Fractured Flickers
Images of death haunt photographer in ho-hum 'November'

The twist ending is a time-honored movie tradition. Greg Harrison's ambitious mystery/psychological thriller has a twisty ending, all right; what it lacks is a suitably complex and compelling movie up front to make the payoff worthwhile.

Courtney Cox plays a photographer who's waiting outside in the car when her boyfriend (James Le Gros) is killed in a random convenience store robbery. Cox broods in her apartment (where sepulcheral David Lynch-type music is always in the air), visits a shrink for headaches and surviovor's guilt, lunches with her glamorous mom (Anne Archer). And struggles to get a grip when photos from the robbery pop up in her slide carousel in her photography class and on her computer screen at home.

Harrison is clever in choosing a grammar of creepy images, and recurring, slightly altered details in flashback.

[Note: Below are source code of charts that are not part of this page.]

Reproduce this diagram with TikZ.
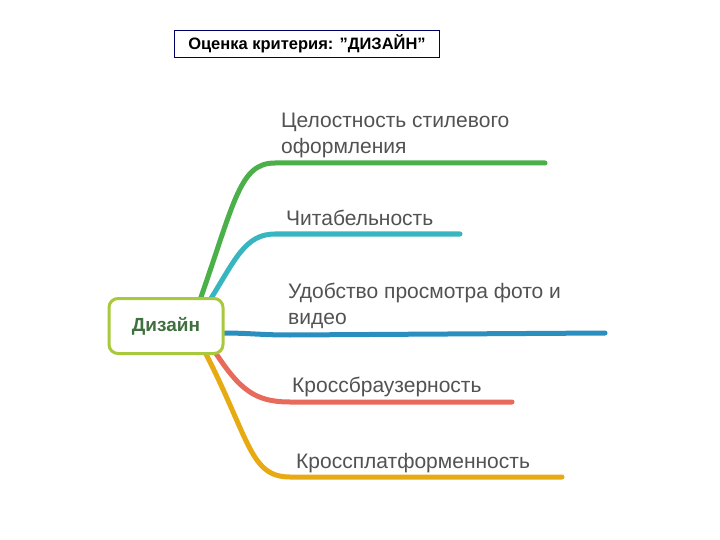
\documentclass[tikz,border=0pt]{standalone}
\usepackage{fontspec}
\setmainfont{Liberation Sans}
\begin{document}
\begin{tikzpicture}[x=1pt,y=-1pt,
 br/.style={line width=5pt,line cap=round},
 lbl/.style={anchor=west,text=black!68,font=\fontsize{21}{26}\selectfont,align=left,inner sep=0pt}]
\useasboundingbox[fill=white] (0,0) rectangle (720,540);
\definecolor{cg}{HTML}{4CB04A}\definecolor{ct}{HTML}{38B6C0}
\definecolor{cb}{HTML}{2A8FBF}\definecolor{cr}{HTML}{E86A5A}
\definecolor{co}{HTML}{E8AA12}\definecolor{cl}{HTML}{A9C93C}
\coordinate (g0) at (200,300); \coordinate (g1) at (545,163);
\coordinate (t0) at (210,300); \coordinate (t1) at (460,234);
\coordinate (b0) at (222,333); \coordinate (b1) at (605,333);
\coordinate (r0) at (215,352); \coordinate (r1) at (512,402);
\coordinate (o0) at (205,352); \coordinate (o1) at (562,477);
\draw[br,cg] (g0) .. controls (235,200) and (240,163) .. (275,163) -- (g1);
\draw[br,ct] (t0) .. controls (235,260) and (245,234) .. (275,234) -- (t1);
\draw[br,cb] (b0) .. controls (250,333) and (260,335) .. (290,335) -- (b1);
\draw[br,cr] (r0) .. controls (240,390) and (255,402) .. (290,402) -- (r1);
\draw[br,co] (o0) .. controls (250,440) and (250,477) .. (290,477) -- (o1);
\node[draw=cl,line width=3pt,fill=white,rounded corners=9pt,minimum width=114pt,minimum height=55pt,
 text=green!25!black!75,font=\fontsize{19}{22}\selectfont\bfseries] (c) at (166,326) {Дизайн};
\node[draw=black!60!blue,line width=0.6pt,minimum width=265pt,minimum height=27pt,inner sep=1pt,
 font=\fontsize{16.5}{18}\selectfont\bfseries] (title) at (307,44) {Оценка критерия: \symbol{34}ДИЗАЙН\symbol{34}};
\node[lbl] (l1) at (281,135) {Целостность стилевого\\оформления};
\node[lbl] (l2) at (286,218) {Читабельность};
\node[lbl] (l3) at (288,306) {Удобство просмотра фото и\\видео};
\node[lbl] (l4) at (292,387) {Кроссбраузерность};
\node[lbl] (l5) at (296,463) {Кроссплатформенность};
\end{tikzpicture}
\end{document}
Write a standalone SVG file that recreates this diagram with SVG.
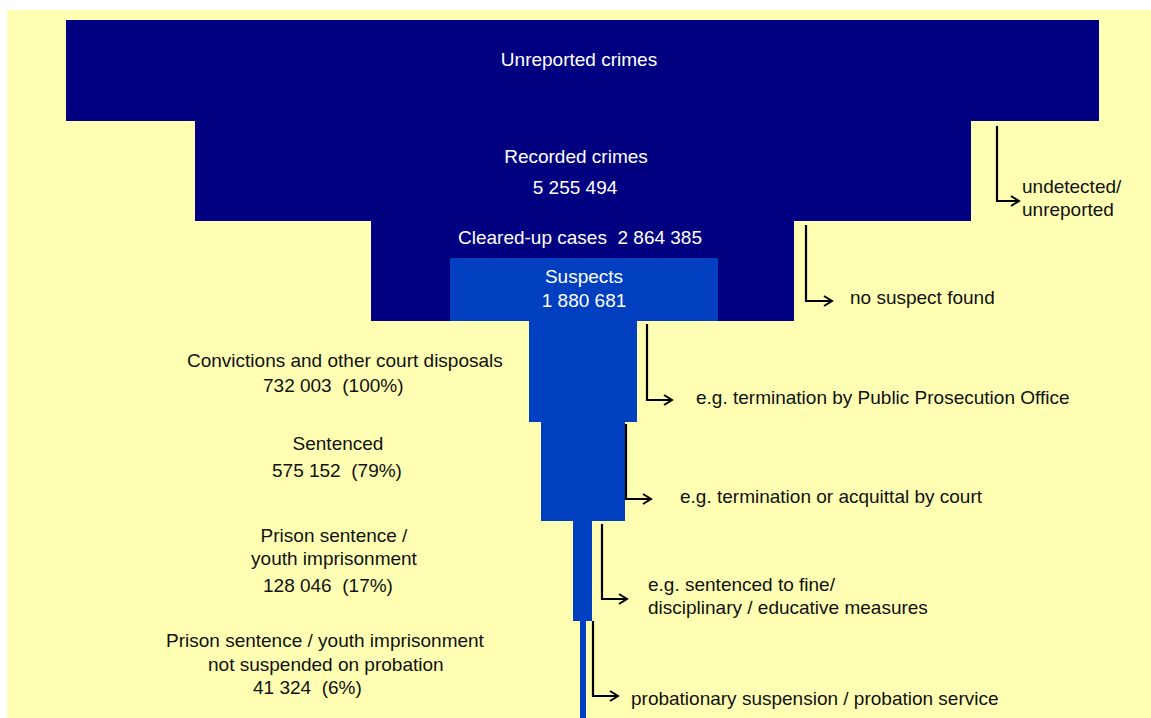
<svg xmlns="http://www.w3.org/2000/svg" width="1151" height="718" viewBox="0 0 1151 718">
<defs>
<marker id="arr" markerUnits="userSpaceOnUse" markerWidth="14" markerHeight="14" refX="11" refY="7" orient="auto">
<polyline points="3,2 11,7 3,12" fill="none" stroke="#000" stroke-width="2"/>
</marker>
</defs>
<style>
.t{font-family:"Liberation Sans",Arial,sans-serif;font-size:19px;white-space:pre}
.w{fill:#ffffff}
.k{fill:#111111}
.dark{fill:#000080}
.blue{fill:#0040C0}
.c{fill:none;stroke:#000;stroke-width:2.2;marker-end:url(#arr)}
</style>
<rect x="7" y="10" width="1144" height="708" fill="#FFFFB3"/>
<g id="unreported">
<rect class="dark" x="66" y="20" width="1033" height="101"/>
<text class="t w" x="579" y="66" text-anchor="middle">Unreported crimes</text>
</g>
<g id="recorded">
<rect class="dark" x="195" y="120" width="776" height="101"/>
<text class="t w" x="576" y="163" text-anchor="middle">Recorded crimes</text>
<text class="t w" x="575" y="194" text-anchor="middle">5 255 494</text>
</g>
<g id="cleared">
<rect class="dark" x="371" y="220" width="423" height="101"/>
<text class="t w" x="580" y="244" text-anchor="middle" xml:space="preserve">Cleared-up cases  2 864 385</text>
</g>
<g id="suspects">
<rect class="blue" x="450" y="258" width="268" height="63"/>
<text class="t w" x="584" y="283" text-anchor="middle">Suspects</text>
<text class="t w" x="584" y="307" text-anchor="middle">1 880 681</text>
</g>
<g id="convictions">
<rect class="blue" x="529" y="320" width="108" height="102"/>
<text class="t k" x="187" y="367">Convictions and other court disposals</text>
<text class="t k" x="263" y="392" xml:space="preserve">732 003  (100%)</text>
</g>
<g id="sentenced">
<rect class="blue" x="541" y="421" width="84" height="100"/>
<text class="t k" x="338" y="450" text-anchor="middle">Sentenced</text>
<text class="t k" x="272" y="477" xml:space="preserve">575 152  (79%)</text>
</g>
<g id="prison">
<rect class="blue" x="573" y="520" width="19" height="101"/>
<text class="t k" x="334" y="542" text-anchor="middle">Prison sentence /</text>
<text class="t k" x="334" y="565" text-anchor="middle">youth imprisonment</text>
<text class="t k" x="263" y="592" xml:space="preserve">128 046  (17%)</text>
</g>
<g id="notsuspended">
<rect class="blue" x="580" y="620" width="6" height="98"/>
<text class="t k" x="166" y="647">Prison sentence / youth imprisonment</text>
<text class="t k" x="208" y="671">not suspended on probation</text>
<text class="t k" x="253" y="694" xml:space="preserve">41 324  (6%)</text>
</g>
<g id="connectors">
<polyline class="c" points="997,126 997,201 1019,201"/>
<polyline class="c" points="806,225 806,301 832,301"/>
<polyline class="c" points="647,324 647,400 672,400"/>
<polyline class="c" points="626,424 626,499 651,499"/>
<polyline class="c" points="602,524 602,599 627,599"/>
<polyline class="c" points="593,621 593,696 618,696"/>
</g>
<g id="labels">
<text class="t k" x="1022" y="193">undetected/</text>
<text class="t k" x="1022" y="216">unreported</text>
<text class="t k" x="850" y="304">no suspect found</text>
<text class="t k" x="696" y="404">e.g. termination by Public Prosecution Office</text>
<text class="t k" x="680" y="503">e.g. termination or acquittal by court</text>
<text class="t k" x="648" y="591">e.g. sentenced to fine/</text>
<text class="t k" x="648" y="614">disciplinary / educative measures</text>
<text class="t k" x="631" y="705">probationary suspension / probation service</text>
</g>
</svg>
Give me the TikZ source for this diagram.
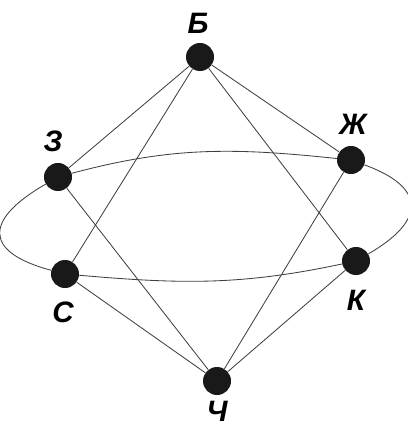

But unlike obviously influential movies like Mulholland Drive or Memento, the story isn't rich or layered enough to bear so much scrutiny; it tumbles like a house of cards by the time we get to the simple-minded resolution of Benjamin Brand's script. There's a lot of style up onscreen for such a short, no-budget shoot, but the whole thing would work better as a 10-minute student film, or a half-hour episode of Twilight Zone.